Not: Unutmayın ki çok büyük markalarda olsanız, fiyat politikası da bir yere kadardır.
Müşteri deneyimlerinde görülen son trend gelişmelerde, “5 TL daha pahalı olsun aman sorunsuz olsun” dedikleri çok gözlemlenmektedir. Bazen görüyoruz, birçok marka devasal kampanyalara giriyor ve satın aldığınız mallar 15 gün sonra geliyor. Gelen ürünler de ya kırık ya defolu…

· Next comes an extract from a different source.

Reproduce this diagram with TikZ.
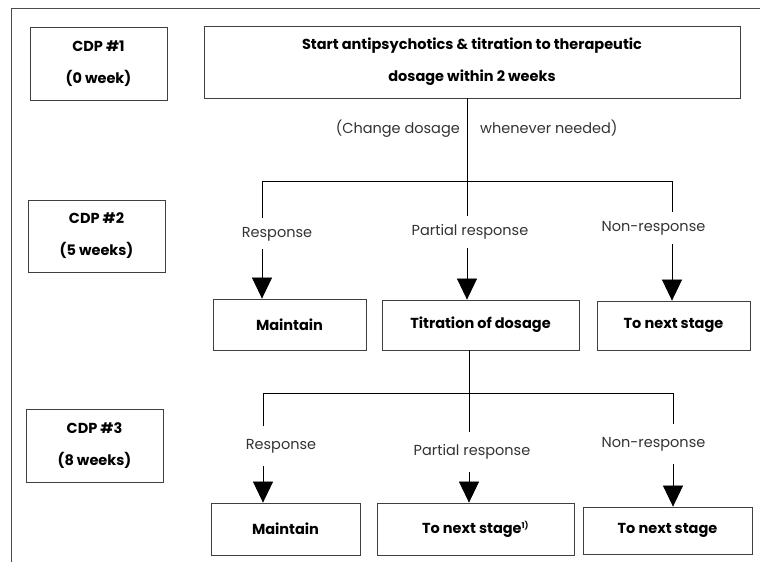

Peki, kampanya yapılır yapılmasına da verimlilik nerede? Hani ertesi gün kargo? Gıcır gıcır paketler nerede? Madem depo ve tedariğiniz bu potansiyeli kaldıramayacak seviyede… Neden bu kampanyaya giriyoruz kardeşim? Önce alt yapı kursak, kampanyalı ürünleri iyice istiflesek sonra alan müşterilerimizi memnun etsek?
Memnuniyeti satın alamazsınız arkadaşlar. Sadakatin hiç bir şekilde ücreti yoktur. Öyle “çek veririz, aman indirim kartlarını göndeririz” moduna girmeyin. Müşteriler artık hızlı, temiz ve güler yüzlü, ulaşılabilir markaları tercih ediyor.
Müşterileriniz “5” olmaz “3” olsun diyorlarsa 5′ i neden tercih etmeliler bunu aktarmakla mükellefiz. Gitsin 3 ‘ ü buldukları yerde alsınlar mantığı da yanlıştır. Aynı ürün arasında ne fark var ve siz neden daha üst fiyatta satış yapıyorsunuz mutlaka aktarmalısınız. Müşteri segmenti bu bilgilendirme sonrasında istediğini tercih edebilir. Fakat “ölücü” dediğimiz kitle bu deneyimlerle iyice azalacaktır. Zira işin ucu, eninde sonunda onlara da dokunuyor.
Yüksek kalite, hızlı hizmet, kesintisiz iletişim ve yeterli / kalifiye personel gibi müşterinizi daha mutlu edecek donanımlarla rekabete giriniz. en düşük fiyat değil, en hızlı kargo olmak için çabalayınız, en sorunsuz marka yolunda olunuz. Bu yollardan ilerleyebilmek için karlılığınız çok önemli ve yıllık bütçelemelerde bu yönde büyümeleri baz almak markanızı daha güçlü daha tercih edilebilir hale getirecektir.